NBC had taken out a six year lease in 2014 for the impressive home Spencer Parade and used it for temporary accommodation. The former council (which is infamous for losing a £10m loan given to the owners of Northampton Town Football Club) gave the un-named owner a £111,000 grant to do up the property, before leasing it from them at a cost of £24,000 per year.
It was managed by NPH but when the lease ended the authority continued to pay the rent, due to its housing department failing to tell the assets department of the lease.
The property then fell vacant and squatters got in, causing considerable damage. The authority secured a court order in January 2022 to remove the squatters and since then has paid the annual rent on the uninhabitable property.
The three-storey property dates to the late Georgian, early Victorian period of the 1830s and is on one of the most impressive streets in Northampton.
According to Rightmove it was last sold in 2014 for £360,000. This is the same year it was let to NBC.
What has been agreed?
At last night’s cabinet meeting the new Reform UK administration agreed to delegate authority to the assistant director of assets Simon Bowers, to procure contracts for the expensive repairs. It also agreed he would work together with the executive director of resources Martin Henry to take out a lease and/or purchase the freehold of the property.
The report says it could face legal action if it did not restore the property.
Details show the proposed new rent would also be hiked from £24,000 per year to £42,000 per year. The renovations would create six independent flats within the large house.
The authority says it is more cost effective to lease and even buy the property due to the high costs of nightly temporary accommodation. Several hundreds of residents are currently living in temporary accommodation after losing their homes.
After a challenge by opposition councillors, the cabinet, which is led by Mark Arnull, decided to bring the matter back to a future cabinet meeting for authorisation before lease and purchase are agreed.
At the meeting, concerns were raised that the authority had not agreed a sale price with the mystery owner before taxpayers’ money is spent on the property. The report says the owner does not want an immediate sale. A minimum sale price of £800,000 is being talked of.
By not agreeing a purchase price before sale, the authority is putting itself at risk that it could spend money upgrading the property for the owner to then sell it on the open market, or increase the asking price to the authority.

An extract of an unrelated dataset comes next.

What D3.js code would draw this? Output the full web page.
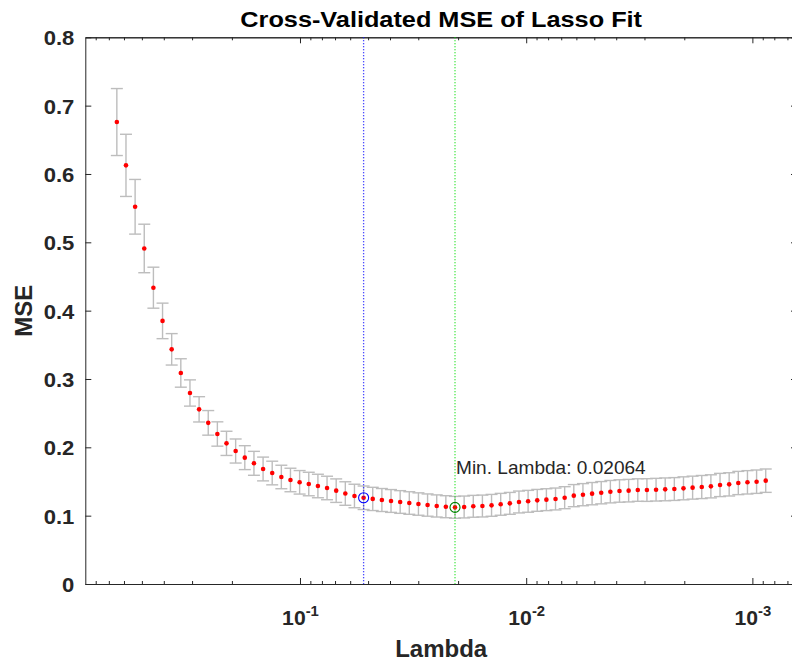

At the meeting the executive director for place Stuart Timmiss refused to name the owner saying that he did not think it was required to be put in the report.
‘Unusual lease’
The confidential report mentions an ‘unusual lease’ arrangement but does not go into detail. This unusual lease follows on from a complex lease arrangement made between NBC and the town’s football club for land at Sixfields, which led to a high court judicial review, after developer Cilldara challenged the agreed sale between the two parties in 2022.
Belgrave House, which was part of an expensive failed flats scheme and will now be part of the Greyfriars redevelopment, was also restricted by a complex lease arrangement, as was the Grosvenor House development. All these leases have ended up costing significant officer time and taxpayer expense to negotiate and unravel.
The new Reform administration

During their campaigning this Spring, Reform UK’s Northampton branch said if elected it would ‘improve scrutiny and hold officers and executives to account’. However the administration decided to discuss this matter, showing mismanagement by the previous Conservative administration, behind closed doors. The report says this is because if the sums being spent on the renovation are made public it could lead the property’s owner to increase the asking price.
The council’s media office asked NN Journal not to report this matter for several weeks until the deal has been completed. However we have decided that reporting the matter is in the public interest due to the significant sums of public money already wasted, the hefty costs that will be incurred to fix another NBC/NPH error and the concerns about who owns the building.
Despite calls from many quarters, the Reform administration has also refused to launch an investigation into what happened at NPH over the past decade.
The mismanagement of projects at the former university campus, Roof Gardens in Spring Boroughs and the failed Belgrave House scheme meant the housing association caused losses running into several millions. The government was highly critical of NPH in a report last year which found thousands of its housing stock was not up to decent homes standards and that vital safety checks had not been completed.
No response to questions
We have asked the authority a series of questions about who owns the building; why a maximum sale price has not been agreed before agreeing to commit funds to renovation and why the length of any new lease has not been detailed in the report. The authority has said it does not have a response to the questions, but issued the following statement:
“This kind of financial detail is provided to councillors confidentially for a reason – discussing it in an open forum can have significant negative impact on the council’s ability to negotiate the best value for taxpayers.
“Property deals can be complex and are not something we are willing to debate in public ahead of contracts being agreed between the council and other relevant stakeholders.
“Cabinet is appointed to provide the appropriate challenge while negotiations take place.”
More valuable reporting via NNJ of issues councillors are yet again trying to keep secret. Someone has to hold these people to account. Well done NNJ and so much for Reform's 'transparency!
It's another case of no-one being held to account for major failures. Where are they now? Probably in more senior positions!
Why aren't Reform pursuing those at fault?
Was there any criminal activity?
I still have no faith in local government!